### EXERCISE DETAILS
State how many lines in these records contain the word "with", and nothing else.

### DATASET EXTRACT

------------------------------------

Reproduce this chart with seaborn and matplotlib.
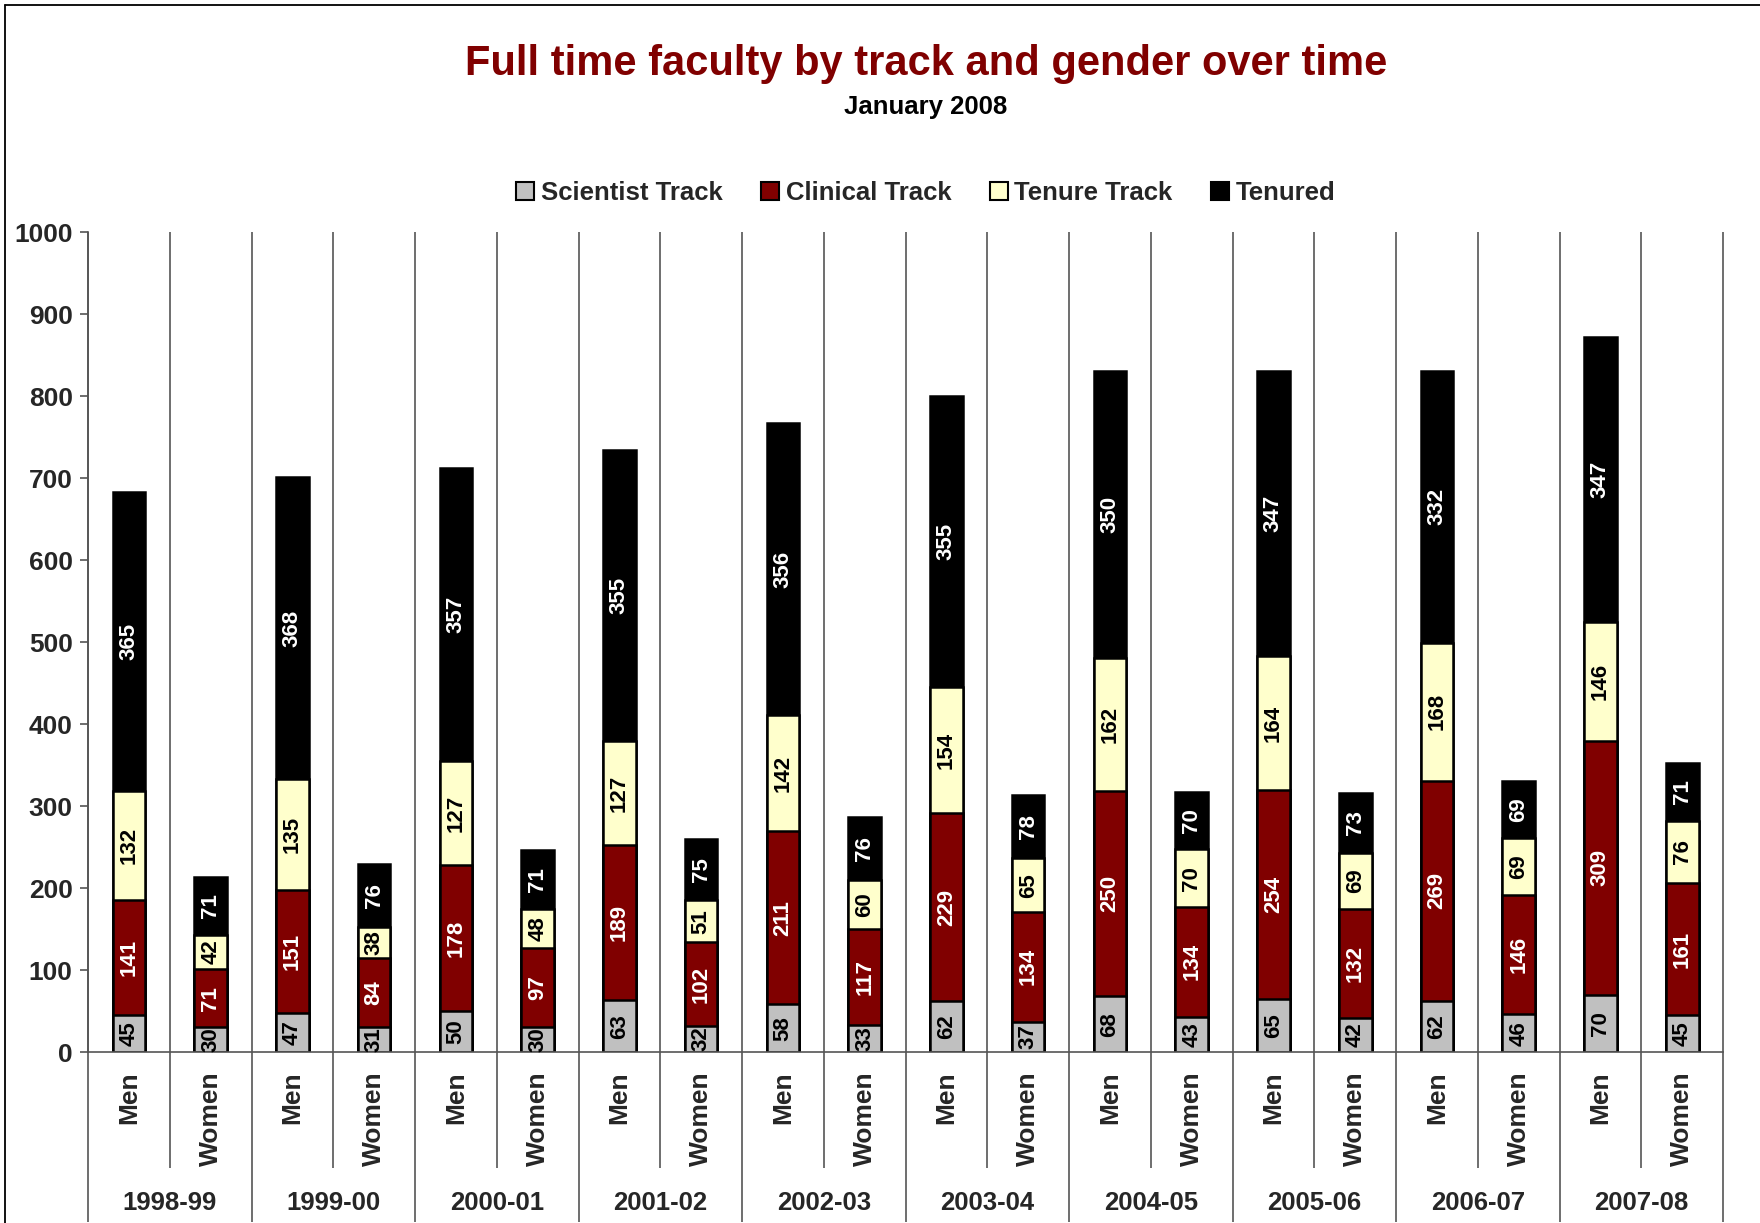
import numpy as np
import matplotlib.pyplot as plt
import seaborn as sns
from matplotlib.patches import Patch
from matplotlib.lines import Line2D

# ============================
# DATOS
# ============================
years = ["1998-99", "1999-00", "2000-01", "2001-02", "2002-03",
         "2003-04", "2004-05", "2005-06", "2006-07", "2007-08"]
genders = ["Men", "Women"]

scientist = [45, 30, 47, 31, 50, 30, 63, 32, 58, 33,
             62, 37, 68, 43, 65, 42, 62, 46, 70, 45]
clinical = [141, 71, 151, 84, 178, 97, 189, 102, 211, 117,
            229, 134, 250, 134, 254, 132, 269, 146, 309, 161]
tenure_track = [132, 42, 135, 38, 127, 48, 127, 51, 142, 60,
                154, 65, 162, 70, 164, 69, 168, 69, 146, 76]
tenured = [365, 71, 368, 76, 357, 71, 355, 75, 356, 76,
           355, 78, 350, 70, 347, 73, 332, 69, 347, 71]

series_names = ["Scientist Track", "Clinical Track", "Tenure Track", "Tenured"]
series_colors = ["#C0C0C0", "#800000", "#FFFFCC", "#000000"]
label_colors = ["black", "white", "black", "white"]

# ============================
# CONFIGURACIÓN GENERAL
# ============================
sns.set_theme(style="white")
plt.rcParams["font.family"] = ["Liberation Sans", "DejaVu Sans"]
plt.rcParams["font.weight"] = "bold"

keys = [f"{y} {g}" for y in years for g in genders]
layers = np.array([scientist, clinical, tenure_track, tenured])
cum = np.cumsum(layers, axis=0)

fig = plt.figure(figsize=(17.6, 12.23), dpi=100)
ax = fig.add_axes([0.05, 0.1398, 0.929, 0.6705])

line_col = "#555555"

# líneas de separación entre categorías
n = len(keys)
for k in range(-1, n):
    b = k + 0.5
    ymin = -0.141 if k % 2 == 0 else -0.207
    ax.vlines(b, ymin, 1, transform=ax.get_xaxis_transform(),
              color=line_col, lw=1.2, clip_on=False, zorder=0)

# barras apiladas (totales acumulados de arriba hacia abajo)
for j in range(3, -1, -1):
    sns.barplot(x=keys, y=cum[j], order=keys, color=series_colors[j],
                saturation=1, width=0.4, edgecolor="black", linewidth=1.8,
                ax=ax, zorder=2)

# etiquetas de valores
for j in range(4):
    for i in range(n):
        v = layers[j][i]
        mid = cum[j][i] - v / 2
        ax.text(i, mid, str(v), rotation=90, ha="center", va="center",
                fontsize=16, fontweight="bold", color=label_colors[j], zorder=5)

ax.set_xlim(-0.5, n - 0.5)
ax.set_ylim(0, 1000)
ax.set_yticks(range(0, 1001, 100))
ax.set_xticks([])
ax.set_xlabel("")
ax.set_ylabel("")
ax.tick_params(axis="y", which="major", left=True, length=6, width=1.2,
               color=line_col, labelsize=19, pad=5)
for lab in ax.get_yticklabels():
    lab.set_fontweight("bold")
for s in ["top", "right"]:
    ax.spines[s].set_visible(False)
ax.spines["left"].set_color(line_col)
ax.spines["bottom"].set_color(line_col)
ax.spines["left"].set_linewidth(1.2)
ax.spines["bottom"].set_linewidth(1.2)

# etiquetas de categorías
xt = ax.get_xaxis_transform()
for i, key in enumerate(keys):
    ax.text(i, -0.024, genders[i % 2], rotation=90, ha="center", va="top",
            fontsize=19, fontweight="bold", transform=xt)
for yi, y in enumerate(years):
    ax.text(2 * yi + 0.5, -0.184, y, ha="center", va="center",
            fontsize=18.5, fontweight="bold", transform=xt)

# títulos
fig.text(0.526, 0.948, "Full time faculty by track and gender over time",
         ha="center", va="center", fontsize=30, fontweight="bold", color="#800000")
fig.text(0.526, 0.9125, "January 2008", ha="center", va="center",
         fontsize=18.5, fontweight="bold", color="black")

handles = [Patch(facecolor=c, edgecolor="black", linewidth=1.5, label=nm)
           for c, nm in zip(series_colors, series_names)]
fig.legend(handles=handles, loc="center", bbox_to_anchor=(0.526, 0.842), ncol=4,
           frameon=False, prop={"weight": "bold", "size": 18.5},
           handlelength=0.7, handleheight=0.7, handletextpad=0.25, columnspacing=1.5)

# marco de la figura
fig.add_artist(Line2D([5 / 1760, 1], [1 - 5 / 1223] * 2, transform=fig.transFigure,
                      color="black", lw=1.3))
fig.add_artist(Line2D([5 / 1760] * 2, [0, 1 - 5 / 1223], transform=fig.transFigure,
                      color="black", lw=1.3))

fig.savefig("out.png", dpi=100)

------------------------------------

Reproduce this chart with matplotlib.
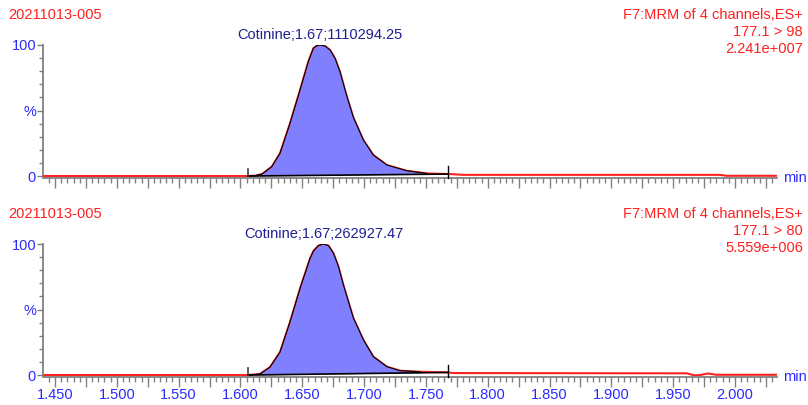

------------------------------------

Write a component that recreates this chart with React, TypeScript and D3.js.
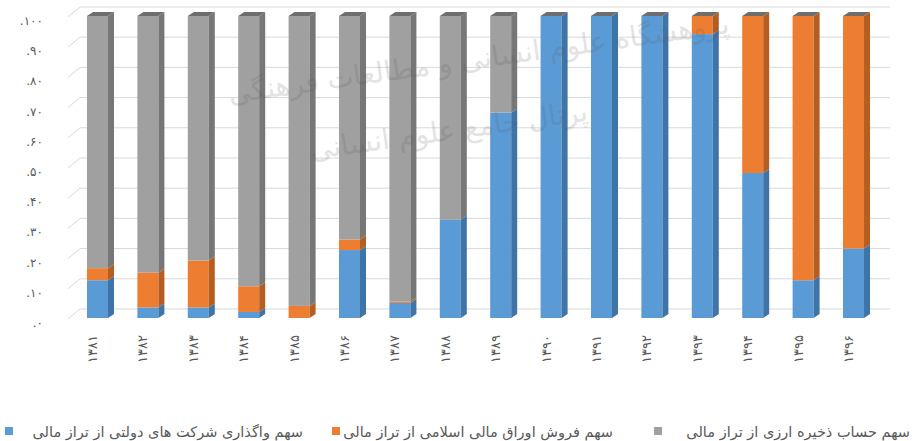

------------------------------------

### COMPLETED TASK
3